Listening to this for about the second or third time before writing this review, I tried to work out where Yo La Tengo fit in -if they need to – on the musical landscape of the last fifty years or so. Like Sonic Youth and Low -and I think they are musically the missing link between the two bands- they’re out of leftfield, uncompromising and yet a mesmerising act.

There’s not a whole heap of guitar abuse on this album, excpt for the final track ‘Before We Run.’ It’s an album comparable to many that they have produced, though the one that I find myself comparing it to most is 2003’s Summer Sun. That album finished with a faithful but heartfelt cover of Big STar’s ‘Take Care’ and I think there’s something of both Summer Sun‘s Sadness, and the Third/Sister Lovers Big Star album. Most strongly can this be felt on ‘Cornelia and Jane.’
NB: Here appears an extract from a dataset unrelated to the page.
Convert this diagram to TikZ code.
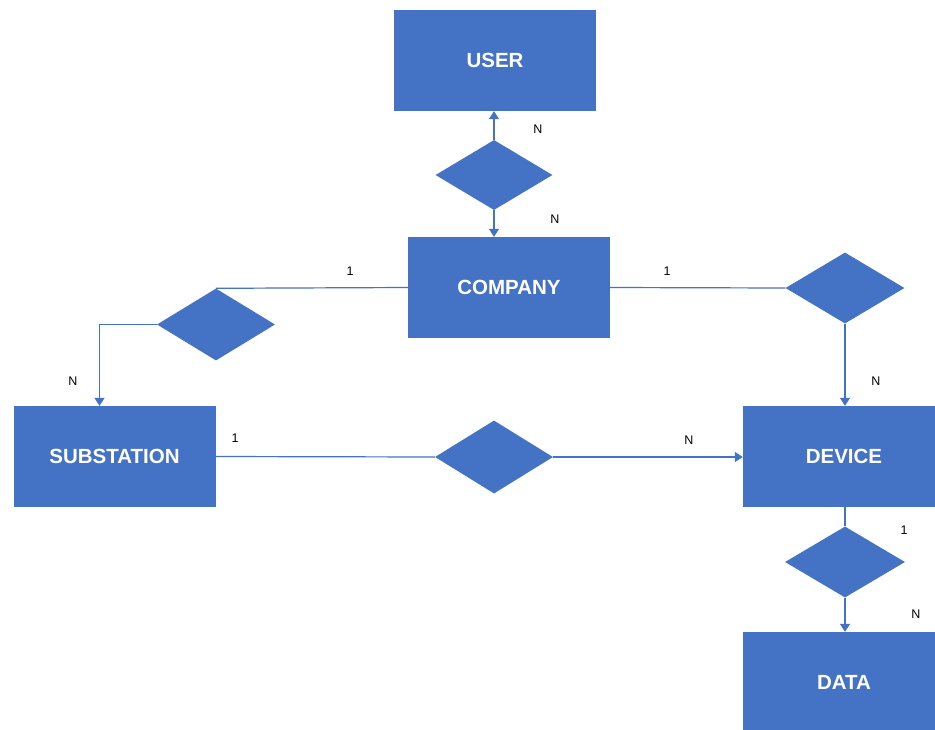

So Yo La Tengo do it again. Like The Fall, always the same, always different. Like Wilco, they are trying to break your heart. And like Yo La Tengo, utterly distinctive and brilliant.

Fade is released on Matador on January 14.

Stream Fade over at Pitchfork.

*depending on who you ask and what you read. I’ve also read that this is their twelfth and their fourteenth, and even as a fan I’m not sure.